Tüllmann Das neue Prinzenpaar ist ausgesprochen Karnevals-affin. Mit ihnen macht alles Spaß. Sie sind mit Herzblut dabei. Es ist wahnsinnig schön, dass sie für alles offen sind. Der Altersunterschied macht absolut keinen Unterschied. Die beiden verstehen sich bestens, er kennt sie von klein auf. Als wir Axel mitteilten, dass er der neue Prinz Karneval wird, das war schon was. Ich habe noch nie so einen emotionalen Ausbruch erlebt, Axel liefen die Tränen, er ist ein total emotionaler Typ.

Was werden die Themen der Mottowagen im Rosenmontagsumzug sein?

Tüllmann Die gute Nachricht ist zunächst: Alle Wagen sind verkauft. Unser Satirekünstler und Karnevalswagenbauer Jacques Tilly ist schon fleißig am Werke. Mögliche Themen wären aus meiner Sicht sicherlich wieder der Brexit, aber auch Themen wie Altersarmut oder natürlich der Klimawandel, aber wie immer liegt das Vorschlagsrecht natürlich bei Jacques.

Sie leben schon seit Jahrzehnten in Düsseldorf und sind ein großer Name im Karneval. Wie feiert man in Ihrer Heimat Sauerland?

Tüllmann Meine Frau Sabine und ich sind beide Sauerländer, die können feiern! Im Sauerland wird nur mehr Schnaps getrunken, Korn, der ist immer dabei. Der Unterschied besteht dann auch noch in der Mentalität: Sauerländer sind sehr verlässlich. Im Rheinland kann man schon mal enttäuscht werden, auf einmal kann sich der Rheinländer auch schon mal an nichts mehr erinnern.

Was ist der wichtigste Rat, den Sie dem Prinzenpaar und auch allen Karnevalisten gehen können?

Tüllmann Hört auf das CC.

Sie sind nicht nur CC-Geschäftsführer, seit elf Jahren (Narren-Jubiläum!) sind Sie auch Mitglied in der Prinzengarde Blau-Weiss.
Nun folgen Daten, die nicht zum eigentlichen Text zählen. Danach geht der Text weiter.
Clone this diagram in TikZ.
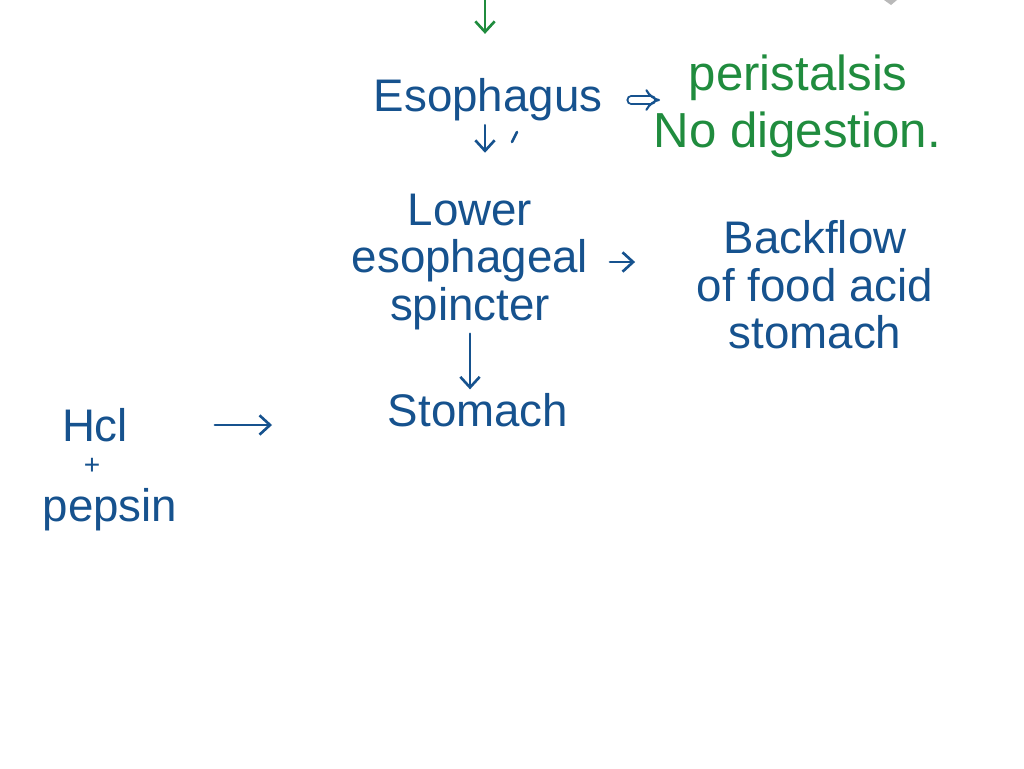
\documentclass[tikz,border=0pt]{standalone}
\usepackage{fontspec}
\setmainfont{Liberation Sans}
\usetikzlibrary{positioning,arrows.meta}
\definecolor{ink}{RGB}{22,82,142}
\definecolor{leaf}{RGB}{32,140,62}

\begin{document}
\begin{tikzpicture}[x=0.02cm,y=-0.02cm,
	every node/.style={inner sep=2pt,text=ink,font=\fontsize{26}{27}\selectfont},
	note/.style={text=leaf,font=\fontsize{28}{30}\selectfont},
	arr/.style={draw=ink,line width=1.5pt,line cap=round,-{Straight Barb[length=6pt,width=11pt]}}]
\useasboundingbox[fill=white] (0,0) rectangle (1024,768);
\node (esoph) at (488,100) {Esophagus};
\node[note,anchor=west] (peri) at (685,78) {peristalsis};
\node[note,anchor=west] (nodig) at (650,135) {No digestion.};
\node[align=center] (les) at (470,262) {Lower\\esophageal\\spincter};
\node[align=center] (back) at (815,285) {Backflow\\of food acid\\stomach};
\node (stom) at (478,410) {Stomach};
\node (hcl) at (95,425) {Hcl};
\node[inner sep=0pt,font=\fontsize{16}{16}\selectfont] (plus) at (92,466) {+};
\node (pep) at (110,510) {pepsin};
\coordinate (top) at (485,0);
% arrows
\draw[arr,draw=leaf,shorten >=0.82cm] (top) -- (top |- esoph.north);
\draw[arr,double,double distance=3pt,line width=1.2pt,shorten >=0.5cm,-{Implies}] (esoph.east) ++(0.5cm,0) -- (peri.west |- esoph.east);
\draw[arr,shorten >=0.75cm] (esoph.south -| top) -- (les.north -| top);
\draw[arr,shorten <=0.36cm,shorten >=1.16cm] (les.east) -- (les.east -| back.west);
\draw[arr] (les.south) -- (les.south |- stom.north);
\draw[arr,shorten <=1.66cm,shorten >=2.24cm] (hcl.east) -- (hcl.east -| stom.west);
\draw[ink,line width=1.5pt,line cap=round] (512,142) -- (517,132);
\fill[gray!55] (884,0) -- (897,0) -- (891,5) -- cycle;
\end{tikzpicture}
\end{document}
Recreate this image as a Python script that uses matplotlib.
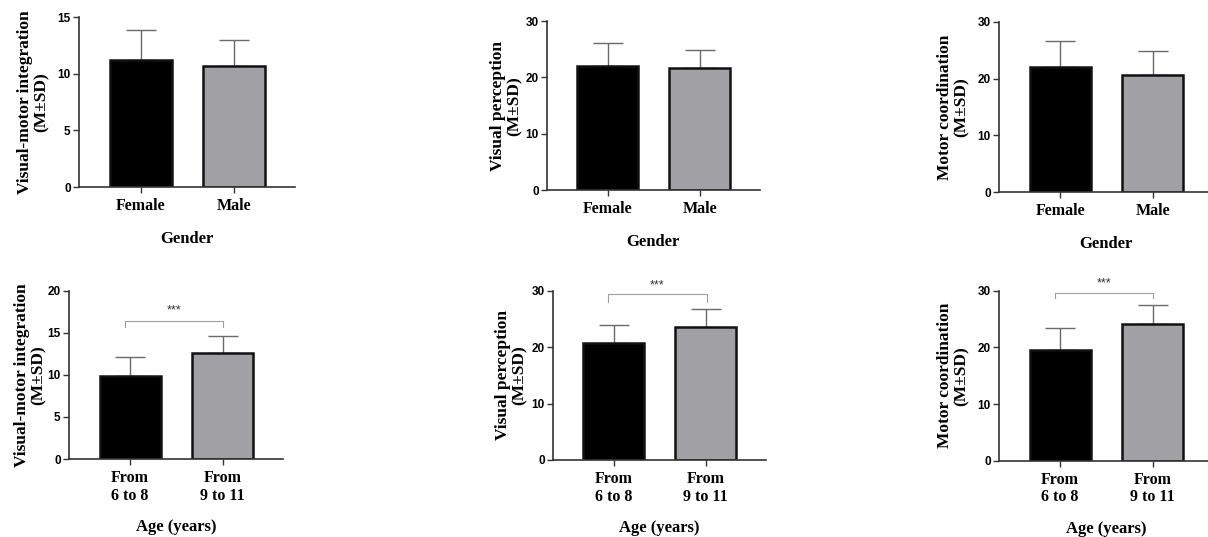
import matplotlib
matplotlib.use("Agg")
import matplotlib.pyplot as plt

# ---------------- data ----------------
gender_cats = ["Female", "Male"]
age_cats = ["From\n6 to 8", "From\n9 to 11"]

vmi_gender_mean = [11.2, 10.7]
vmi_gender_sd = [2.65, 2.3]
vp_gender_mean = [22.0, 21.6]
vp_gender_sd = [4.05, 3.3]
mc_gender_mean = [22.1, 20.7]
mc_gender_sd = [4.6, 4.1]

vmi_age_mean = [9.9, 12.6]
vmi_age_sd = [2.2, 2.0]
vp_age_mean = [20.7, 23.5]
vp_age_sd = [3.3, 3.3]
mc_age_mean = [19.5, 24.1]
mc_age_sd = [3.9, 3.4]

ylabels = ["Visual-motor integration\n(M\u00b1SD)",
           "Visual perception\n(M\u00b1SD)",
           "Motor coordination\n(M\u00b1SD)"]
ylims = [15, 30, 30, 20, 30, 30]
ystep = [5, 10, 10, 5, 10, 10]
sig_level = [None, None, None, 16.4, 29.4, 29.6]
sig_leg = [None, None, None, 15.65, 28.0, 28.7]
sig_text_y = [None, None, None, 17.6, 30.9, 31.2]

# ---------------- layout ----------------
W, H = 1208, 537
fig = plt.figure(figsize=(W / 100, H / 100), dpi=100)

# (left_px, bottom_px, top_px, label_right_px)
boxes = [
    (79, 187, 17, 50),
    (547, 190.3, 21, 523),
    (999, 192, 22, 970),
    (69, 459, 290.7, 47),
    (553, 460, 290.7, 528),
    (999, 460.7, 290.7, 970),
]
spacing_px = [93.5, 92, 92.5, 92.5, 92, 92.5]
xl = (-0.66, 1.65)

panels = [
    (gender_cats, vmi_gender_mean, vmi_gender_sd, ylabels[0], "Gender"),
    (gender_cats, vp_gender_mean, vp_gender_sd, ylabels[1], "Gender"),
    (gender_cats, mc_gender_mean, mc_gender_sd, ylabels[2], "Gender"),
    (age_cats, vmi_age_mean, vmi_age_sd, ylabels[0], "Age (years)"),
    (age_cats, vp_age_mean, vp_age_sd, ylabels[1], "Age (years)"),
    (age_cats, mc_age_mean, mc_age_sd, ylabels[2], "Age (years)"),
]

serif = "Liberation Serif"
sans = "Liberation Sans"
bar_colors = ["#000000", "#a0a0a5"]

for i, (cats, means, sds, ylab, xlab) in enumerate(panels):
    left, bot, top, lab_r = boxes[i]
    wpx = spacing_px[i] * (xl[1] - xl[0])
    ax = fig.add_axes([left / W, 1 - bot / H, wpx / W, (bot - top) / H])
    x = list(range(len(cats)))
    ax.bar(x, means, width=0.66, color=bar_colors, edgecolor="#111111",
           linewidth=1.8, zorder=2)
    ax.errorbar(x, means, yerr=[[0] * len(sds), sds], fmt="none",
                ecolor="#6a6a6a", elinewidth=1.0, capsize=11, capthick=1.0,
                zorder=1)
    ax.set_xlim(*xl)
    ax.set_ylim(0, ylims[i])
    ax.set_yticks(range(0, ylims[i] + 1, ystep[i]))
    ax.set_xticks(x)
    ax.set_xticklabels(cats, fontfamily=serif, fontweight="bold", fontsize=11.5,
                       linespacing=1.12)
    for t in ax.get_yticklabels():
        t.set_fontfamily(sans)
        t.set_fontweight("bold")
        t.set_fontsize(8.5)
    for s in ["top", "right"]:
        ax.spines[s].set_visible(False)
    for s in ["left", "bottom"]:
        ax.spines[s].set_color("#333333")
        ax.spines[s].set_linewidth(1.2)
    ax.tick_params(axis="y", length=4, width=1.0, color="#333333", pad=2)
    ax.tick_params(axis="x", length=4, width=1.0, color="#333333", pad=4)
    ax.set_ylabel(ylab, fontfamily=serif, fontweight="bold", fontsize=12.5,
                  linespacing=1.1)
    ax.yaxis.set_label_coords((lab_r - left) / wpx, 0.5)
    ax.set_xlabel(xlab, fontfamily=serif, fontweight="bold", fontsize=12,
                  labelpad=12 if i < 3 else 11)
    ax.set_facecolor("none")

    if sig_level[i] is not None:
        x0, x1 = -0.06, 1.01
        ax.plot([x0, x0, x1, x1], [sig_leg[i], sig_level[i], sig_level[i], sig_leg[i]],
                color="#a0a0a0", lw=0.8, clip_on=False, zorder=3)
        ax.text((x0 + x1) / 2, sig_text_y[i], "***", ha="center", va="center",
                fontsize=9, color="#333333", fontfamily=sans, clip_on=False)

fig.savefig("out.png", dpi=100)
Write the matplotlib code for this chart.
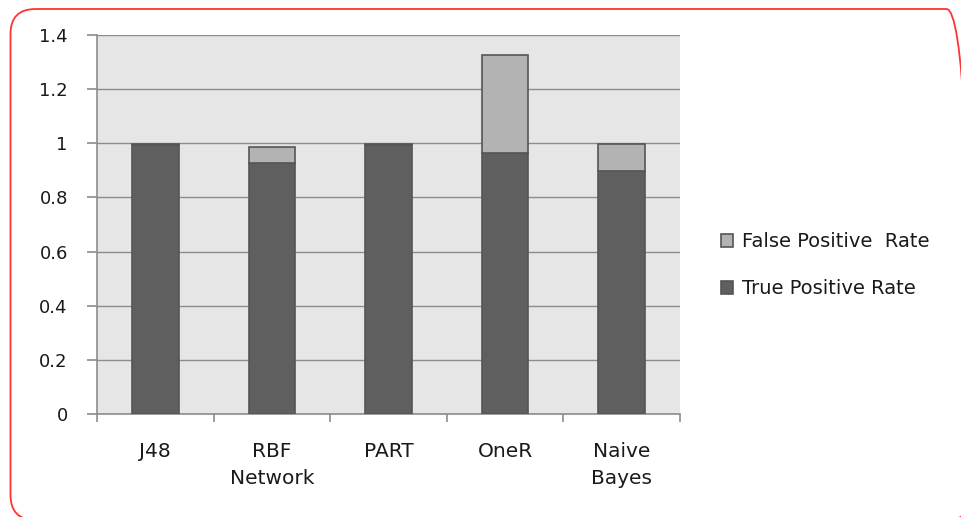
import numpy as np
import matplotlib.pyplot as plt
from matplotlib.patches import FancyBboxPatch

# Data
classifiers = ["J48", "RBF\nNetwork", "PART", "OneR", "Naive\nBayes"]
true_positive = [0.993, 0.927, 0.993, 0.964, 0.898]
false_positive = [0.004, 0.059, 0.004, 0.362, 0.099]

plt.rcParams['font.family'] = ['DejaVu Sans']
FS = 13
TXT = "#1a1a1a"

fig = plt.figure(figsize=(9.62, 5.17), dpi=100)
ax = fig.add_axes([0.1008, 0.1992, 0.6061, 0.7331])

# rounded red frame around the whole chart (runs slightly off the right/bottom edge), in inches
frame = FancyBboxPatch((0.105, -0.03), 9.61, 5.11,
                       boxstyle="round,pad=0,rounding_size=0.25",
                       transform=fig.dpi_scale_trans, facecolor="none", edgecolor="#ff3333",
                       linewidth=1.3)
fig.patches.append(frame)

x = np.arange(len(classifiers))
width = 0.4
edge = "#555555"
ax.bar(x, true_positive, width, color="#5f5f5f", edgecolor=edge, linewidth=1.2,
       label="True Positive Rate", zorder=3)
ax.bar(x, false_positive, width, bottom=true_positive, color="#b3b3b3", edgecolor=edge,
       linewidth=1.2, label="False Positive  Rate", zorder=3)

ax.set_facecolor("#e6e6e6")
ax.set_xlim(-0.5, len(classifiers) - 0.5)
ax.set_ylim(0, 1.4)
ax.set_yticks(np.arange(0, 1.41, 0.2))
ax.set_yticklabels(["0", "0.2", "0.4", "0.6", "0.8", "1", "1.2", "1.4"])
ax.yaxis.grid(True, color="#8c8c8c", linewidth=1.0, zorder=1)
ax.set_axisbelow(True)

for side in ["top", "right"]:
    ax.spines[side].set_visible(False)
for side in ["left", "bottom"]:
    ax.spines[side].set_color("#8c8c8c")
    ax.spines[side].set_linewidth(1.2)

# category labels between boundary tick marks
ax.set_xticks(np.arange(-0.5, len(classifiers)), minor=False)
ax.set_xticklabels([])
ax.set_xticks(x, minor=True)
ax.set_xticklabels(classifiers, minor=True, fontsize=14.5, color=TXT, linespacing=1.55)
ax.tick_params(axis="x", which="minor", length=0, pad=20)
ax.tick_params(axis="x", which="major", length=6, color="#8c8c8c", width=1.2)
ax.tick_params(axis="y", length=7, color="#8c8c8c", width=1.2, labelsize=FS,
               labelcolor=TXT, pad=14)

handles, labels = ax.get_legend_handles_labels()
ax.legend(handles[::-1], labels[::-1], loc="center left", bbox_to_anchor=(1.04, 0.393),
          frameon=False, fontsize=14, handlelength=0.65, handleheight=0.65,
          handletextpad=0.45, labelspacing=1.45, labelcolor=TXT)

fig.savefig("out.png", dpi=100)
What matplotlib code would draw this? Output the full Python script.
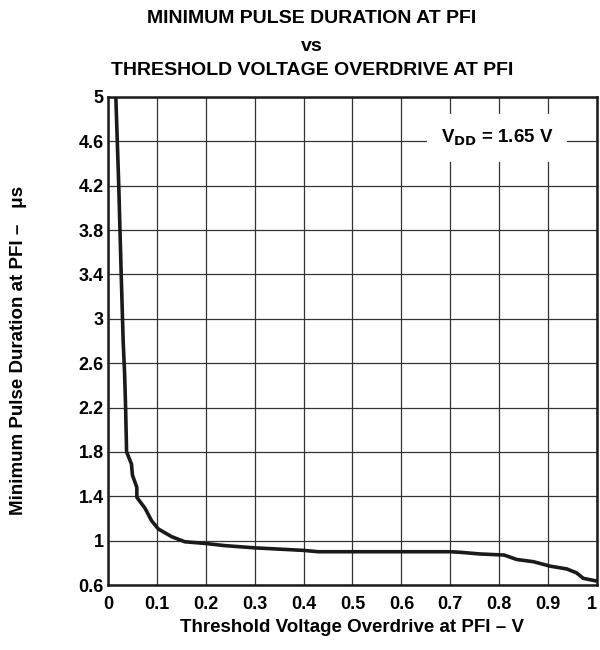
import matplotlib
matplotlib.use("Agg")
import matplotlib.pyplot as plt
import numpy as np

plt.rcParams['font.family'] = ['Liberation Sans', 'DejaVu Sans']
plt.rcParams['font.weight'] = 'bold'

# curve
overdrive = [0.016, 0.022, 0.027, 0.031, 0.034, 0.036, 0.038, 0.048, 0.050, 0.059,
             0.059, 0.076, 0.089, 0.103, 0.130, 0.157, 0.198, 0.239, 0.30, 0.40,
             0.43, 0.70, 0.72, 0.76, 0.81, 0.836, 0.87, 0.904, 0.938, 0.958,
             0.972, 1.0]
pulse = [5.0, 4.2, 3.4, 2.8, 2.5, 2.2, 1.8, 1.69, 1.59, 1.48,
         1.39, 1.29, 1.18, 1.105, 1.036, 0.99, 0.975, 0.955, 0.935, 0.912,
         0.90, 0.90, 0.895, 0.88, 0.87, 0.83, 0.81, 0.77, 0.745, 0.71,
         0.66, 0.635]

xticks = [0, 0.1, 0.2, 0.3, 0.4, 0.5, 0.6, 0.7, 0.8, 0.9, 1]
xtick_labels = ['0', '0.1', '0.2', '0.3', '0.4', '0.5', '0.6', '0.7', '0.8', '0.9', '1']
yticks = [0.6, 1, 1.4, 1.8, 2.2, 2.6, 3, 3.4, 3.8, 4.2, 4.6, 5]
ytick_labels = ['0.6', '1', '1.4', '1.8', '2.2', '2.6', '3', '3.4', '3.8', '4.2', '4.6', '5']

fig = plt.figure(figsize=(6, 6.5), dpi=100)
ax = fig.add_axes([0.18, 0.1, 0.815, 0.7508])

ax.plot(overdrive, pulse, color='#1a1a1a', linewidth=2.6, zorder=3)

ax.set_xlim(0, 1)
ax.set_ylim(0.6, 5)
ax.set_xticks(xticks)
ax.set_xticklabels(xtick_labels)
ax.set_yticks(yticks)
ax.set_yticklabels(ytick_labels)
ax.tick_params(length=0, labelsize=13)
ax.tick_params(axis='x', pad=8)
ax.tick_params(axis='y', pad=3)
# last label sits flush with the right edge, like the reference
ax.get_xticklabels()[-1].set_horizontalalignment('right')
ax.grid(True, color='#333333', linewidth=0.9)
for s in ax.spines.values():
    s.set_linewidth(1.8)
    s.set_color('#1a1a1a')

ax.set_xlabel('Threshold Voltage Overdrive at PFI \u2013 V', fontsize=13.5, fontweight='bold', labelpad=4)
fig.text(0.031, 0.4615, 'Minimum Pulse Duration at PFI \u2013   \u03bcs', rotation=90,
         ha='center', va='center', fontsize=13.5, fontweight='bold')

fig.text(0.52, 0.9715, 'MINIMUM PULSE DURATION AT PFI', ha='center', va='center',
         fontsize=14, fontweight='bold')
fig.text(0.52, 0.929, 'vs', ha='center', va='center', fontsize=14, fontweight='bold')
fig.text(0.52, 0.892, 'THRESHOLD VOLTAGE OVERDRIVE AT PFI', ha='center', va='center',
         fontsize=14, fontweight='bold')

ax.text(0.795, 4.63, r'V$_{\mathbf{DD}}$ = 1.65 V', ha='center', va='center', fontsize=13.5,
        fontweight='bold', zorder=4,
        bbox=dict(facecolor='white', edgecolor='none', pad=10))

fig.savefig('out.png', dpi=100)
Die hat nun nach einigen Auf und Abs mit Lothar L. Hörning einen neuen Präsidenten, der im bürgerlichen Leben Grohe-Manager ist. Was halten Sie von ihm?

Tüllmann Lothar Hörning schätze ich sehr und bewundere ihn, das er diesen Schritt gemacht hat. Ich kann der Garde nur wünschen, dass Lothar Hörning das ganze Thema in den Griff bekommt, dass Ruhe einkehrt. Seine neuen Ideen sind richtig gut. Dass er sich zum Beispiel um neue Sponsoren bemühen will und das aktive Korps moderner im Auftritt werden soll, das finde ich absolut richtig.

Wie kommen Sie generell mit dem Stress klar? Als Manager eines Finanzdienstleisters haben Sie sicher auch schon Stürme aushalten müssen, als CC-Geschäftsführer auch – da in ehrenamtlicher Funktion, was in der laufenden Session bekanntermaßen aber einem Vollzeitjob gleichkommt.

Tüllmann Ich denke, ich habe eine gute Veranlagung, Dinge nicht so nah an mich rankommen zu lassen. Ich gehe golfen, als gebürtiger Warsteiner fahre ich öfter in die Heimat und setzte mich zum Jagen auf den Hochsitz und genieße die Ruhe, dazu den Entzug alles Digitalen. Ich bin dann auch nicht erreichbar. Meine Karnevalskollegen beneiden mich darum, dass ich die Seele so baumeln lassen kann. Kopfmäßig komme ich raus, sobald ich das Ortsschild Düsseldorf hinter mir gelassen habe.

In Ihrer CC-Amtszeit haben Sie schon einiges durchstehen müssen: Terror, die Entwicklung eines Sicherheitskonzeptes, Ausfall Rosenmontagszug, Unfälle mit Pferden im Karneval. Wie viel Raum bleibt da für Spaßiges?

Hans-Jürgen Tüllmann Sehr viel. Bei alledem darf man nicht vergessen, dass es sich um ein wundervolles Brauchtum handelt. Als ich vor fast fünf Jahren als Geschäftsführer begann, Mussten wir direkt in der ersten Session ein Sicherheitskonzept wegen der akuten Terrorgefahr entwickeln. Und dann musste der Zug trotzdem wegen eines Unwetters absagen. Gott sei Dank hatten wir den Zug erstmals dagegen versichert und uns wurden 350.000,-- € erstattet. Wir wachsen aber tatsächlich an solchen Aufgaben. Wichtig ist, niemals die Nerven zu verlieren.